Copt numbers elicit rage

Connor Molloy
5 Min Read
Coptic Christians celebrate New Year's Eve at the al-Qiddissin church in Alexandria Laurence Underhill
Coptic christians celebrate New Year's Eve at the al-Qiddissin church in Alexandria Laurence Underhill
Coptic Christians celebrate New Year’s Eve 
Laurence Underhill

Coptic Christian groups were furious on Monday after Abo Bakr El-Gendy, the president of CAPMAS (The Central Agency for Public Mobilisation &Statistics), appeared on the Tahrir Channel’s Al-Sha’b Yurid. They accused El-Gendy of drastically underrepresenting the number of Copts in Egypt.

Sherif Ramzy, founder of the group Copts Without Chains, told Saut El-Balad television that Gendy should be fired and put on trial. Fady Yousef, founder of the Copts Coalition of Egypt admitted to Daily News Egypt that he did not actually watch the show, but his group issued a statement attacking El-Gendy. Patriarch Anba Pachomius and Bishop Morcos of Shubra Al-Khaimah took to Shorouk newspaper to speak out.

However, this backlash all misses an important point. On the television broadcast, El-Gendy never gives a number for the current Egyptian Coptic population. Despite the continual badgering of the hostess, El-Gendy explains how they no longer collect census information on Egyptian citizen’s religious affiliation.
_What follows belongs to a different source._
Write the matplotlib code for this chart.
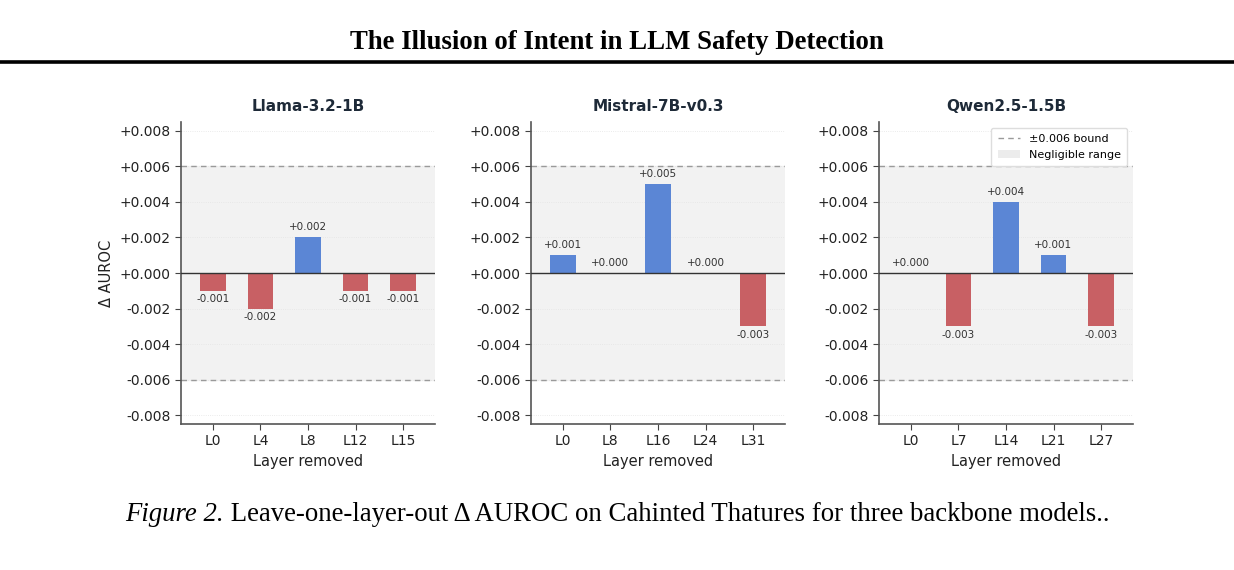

The CAPMAS office wanted to make sure that this story was rectified as soon as possible.

Ghada Moustafa, the chief of office for El-Gendy, explained that CAPMAS responded to international pressure and gave Egyptians the option of declining questions about religion in the census from 1986.

Doctor Cornelis Hulsman, one of the founders of The Centre for Intercultural Dialogue and Translation in Egypt, has been following this issue closely and adds there was also a domestic-political dimension to this change in method. “The former government of Mubarak simply didn’t want to argue with the church. The simplest way to deal with the issue politically was to avoid the discussion all together.”

“The church claims to have higher numbers,” said Hulsman, “they say CAPMAS numbers are too low.” Indeed this is true. Copts Without Chains, Copt Coalition of Egypt, and Bishop Marcos all use the exact same number range: 15 to 18 million, or about 18-22 per cent. This is much higher than the 1986 number that El-Gendy offered, which was 5.7 per cent.

“Bishops have found some errors here and there,” Hulsman said in regards to the CAPMAS numbers. “Does that change the overall picture? No, it doesn’t.”

Hulsman said he has spoken with members of the Pew Forum, which “conducts surveys, demographic analyses and other social science research on important aspects of religion and public life.” Pew released 2011 numbers on Christians throughout the world that put Egypt’s Christian population at 4.29 million, a far cry from the Church’s claims of 15-18 million.

Yousef said the Church’s number is based on every church going from home to home in an effort to get patrons to attend service. Bishop Marcos further explained this to Shorouk, saying that Minya has 500,000, Samalot has 300,000, Shubra Al-Khaima has 350,000, so, “if the number of Copts in one governorate exceeded 1.25 million, then what about Cairo? And Upper Egypt, which is known for the high density of Copts.”

Assumption and extrapolation based on anecdotal observations is what Egyptians often rely on in the frequent debate over the Coptic population’s size. Doctor Hulsman is trying to counteract this with expert analytics. Hulsman said CAPMAS did a sample-survey using professional demographers in which they were allowed to ask about religion.

In addition to this, the Pew Research Forum’s Jemila Woodson said that to reach their estimates, “we worked in collaboration with researchers at the International Institute for Applied Systems Analysis (IIASA) to analyse about 2,400 sources. Some of these sources include censuses, demographic surveys, general population surveys and the World Religion Database.”

Hulsman and other researchers will be releasing a book soon with these findings. The book will be centered around Article II of the draft constitution, which outlines the extent of the religious identity of the new state.

Their findings are that the overall population of Christians in Egypt falls somewhere between six and seven per cent.